Quote:
Originally Posted by rewboss
I think it would be more worrying to have dictionaries under government control (directly or indirectly). Totalitarian governments sometimes try to control how language is used, because in doing so they think they can control how people think. This was taken to its logical conclusion in George Orwell's novel Nineteen Eighty-Four, where the government was planning to change the language so that people would be unable to talk about certain subjects because they didn't have the words for them. |
OK, it would all depend on your interpretation of 'indirectly'; however, we still make a difference between a dictionary and a list or inventory, so we don't include 'fimbling sensation' after some TV characters in a children TV series (if small children understand it and use it is language, isn't it?) We don't include Mcjob neither; we have a well-developed swearing words system in Spanish. A comedian may coin a similar term and it may catch up and become popular, for a while, but that's all. In a few years' time, if you came across that expression in a book, a footnote would tell you about the meaning conveyed and the nuances implied.

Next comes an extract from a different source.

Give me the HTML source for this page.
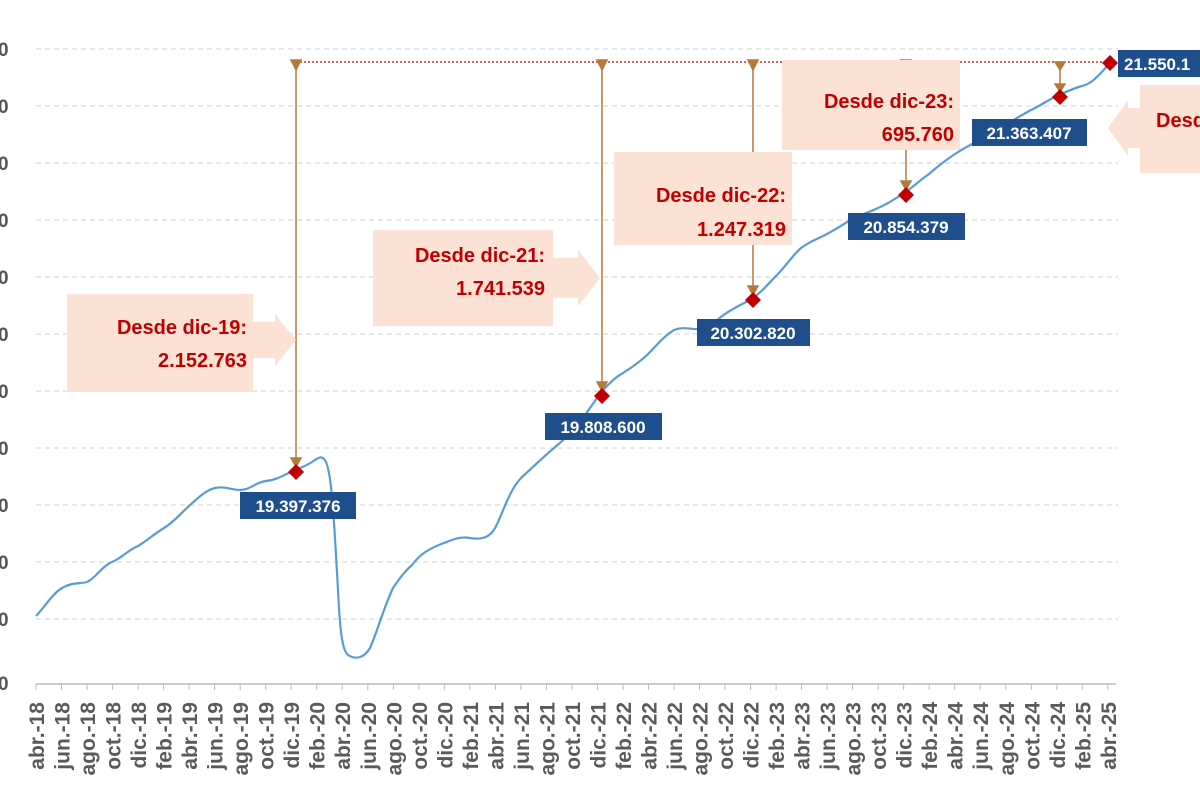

I don't really want to read between the lines in your reference to totalitarian governments, and I don't really know whether by totalitarian you just mean 'dictatorships' or you also include those governments which try to impose their culture and habits on migrants -by means of forcing them to pass a test to get citizenship, for instance-. Politics is one thng but people are not that gullible. 'You can take a horse to the river, but you can't make it drink.'
Finally, with all due respect, I find your reference to Orwell's 1984 a bit childish -no offence meant-. I seem to remember it was by means of altering history. Personally, I liked 'Coming Up for Air' much more.